Along with time and distance, currency is a unit form that fantasy books can play with to set world variables. Modest buys a pie with a coin and Debron offers Opole a coin to cement their work agreement, but there are no names of coins like gilders and florins. Gems are mentioned as a form of valuable exchange, and Debron and Inders line their clothes with them, to secret away their wealth, like Marco Polo returning from China apparently in tatters, only to tear the seams of his garments open to reveal gems and pearls that spilled out (or so the story goes).
Astrid carries pearls in her clothes, but not as currency. They are a weapon she can unleash like a hail more destructive than a gun. When Neneste is stripped of her weapons in Tuncio, Astrid teases the guards with her pearls, who do not know they are being fooled. Later however, she is forced to use them against the guards, when the unfortunate Inders is killed.

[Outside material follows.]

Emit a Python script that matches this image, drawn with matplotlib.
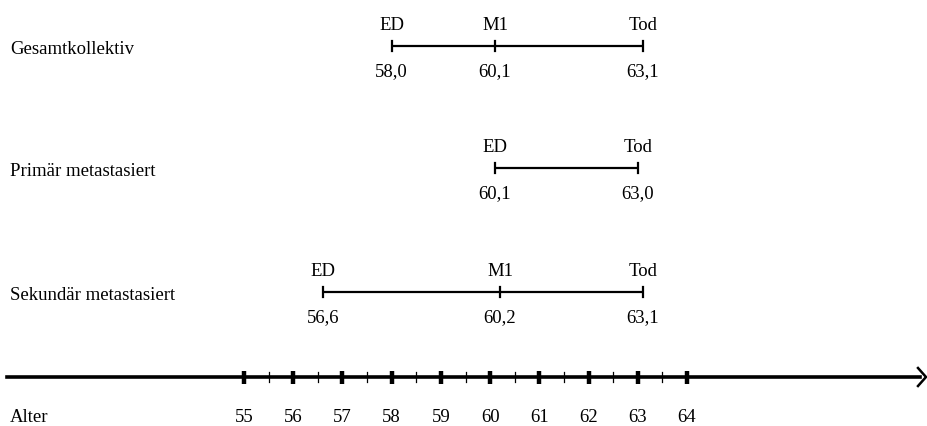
import numpy as np
import matplotlib.pyplot as plt

plt.rcParams['font.family'] = ['Liberation Serif', 'DejaVu Serif']

# data
groups = ['Gesamtkollektiv', 'Primär metastasiert', 'Sekundär metastasiert']
gesamt_events = ['ED', 'M1', 'Tod']
gesamt_ages = [58.0, 60.1, 63.1]
primaer_events = ['ED', 'Tod']
primaer_ages = [60.1, 63.0]
sekundaer_events = ['ED', 'M1', 'Tod']
sekundaer_ages = [56.6, 60.2, 63.1]
axis_years = [55, 56, 57, 58, 59, 60, 61, 62, 63, 64]
axis_label = 'Alter'

rows = [(gesamt_events, gesamt_ages),
        (primaer_events, primaer_ages),
        (sekundaer_events, sekundaer_ages)]

W, H = 927, 426
fig = plt.figure(figsize=(W / 100, H / 100), dpi=100)
ax = fig.add_axes([0, 0, 1, 1])
ax.axis('off')

# x in years (55 -> 244 px, 64 -> 687 px), y in pixels from top
px_per_year = (687 - 244) / 9
x0 = 55 - 244 / px_per_year
ax.set_xlim(x0, x0 + W / px_per_year)
ax.set_ylim(H, 0)

fs = 13.5
bar_y = [46, 168, 292]
label_left = 10 / px_per_year + x0

for (events, ages), name, y in zip(rows, groups, bar_y):
    ax.plot([ages[0], ages[-1]], [y, y], color='black', lw=1.6, solid_capstyle='butt')
    for ev, a in zip(events, ages):
        ax.plot([a, a], [y - 5, y + 5], color='black', lw=1.6)
        ax.text(a, y - 20, ev, ha='center', va='center', fontsize=fs)
        ax.text(a, y + 26, f'{a:.1f}'.replace('.', ','), ha='center', va='center', fontsize=fs)
    ax.text(label_left, y + 4, name, ha='left', va='center', fontsize=fs)

# age axis with arrow
axis_y = 377
ax.plot([0.15 + x0, x0 + 920 / px_per_year], [axis_y, axis_y], color='black', lw=2.6)
tip = x0 + 926 / px_per_year
back = x0 + 918 / px_per_year
ax.plot([back, tip, back], [axis_y - 9, axis_y, axis_y + 9], color='black', lw=1.8)
for yr in axis_years:
    ax.plot([yr, yr], [axis_y - 6.5, axis_y + 6.5], color='black', lw=3.2, solid_capstyle='butt')
    ax.text(yr, 417, str(yr), ha='center', va='center', fontsize=fs)
for half in np.array(axis_years[:-1]) + 0.5:
    ax.plot([half, half], [axis_y - 5, axis_y + 5], color='black', lw=0.9)
ax.text(label_left, 417, axis_label, ha='left', va='center', fontsize=fs)

fig.savefig('out.png', dpi=100)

Early in the story, Balkan and Modest encounter a dying man who has a pouch of currency, and it includes an ancient coin from Dunedin, Modest's town, causing them to speculate about how coins can travel far beyond one man's journey. As well as the coins, Balkan notices a portal key; this idea was based on the currency of Path of Exile being not only gems and scrolls, but also utilitarian and craftable. In our world, there are still tribes and islanders today who use bright feathers and dolphin teeth as currency, though I'm not sure of the exchange rate.
I tried to think of currency as a source of small jokes. In the final part of the book, arriving in Hiolathe, the crew of the ship are pressed for coins by beggars, and buskers...
Beggars accosted them, and minstrels bent their instruments to show they too would receive a donation well, all the more for earning it.
The demon Ilsov Kashprav bribes a delighted bathhouse succubus with a pearl that soon turns into an insect and burrows away. In our world, money is increasingly a sort of fantastic, digital, ephemeral stuff, uncountable by the rich, and impossible to obtain for the poor, the unstable metric of our times.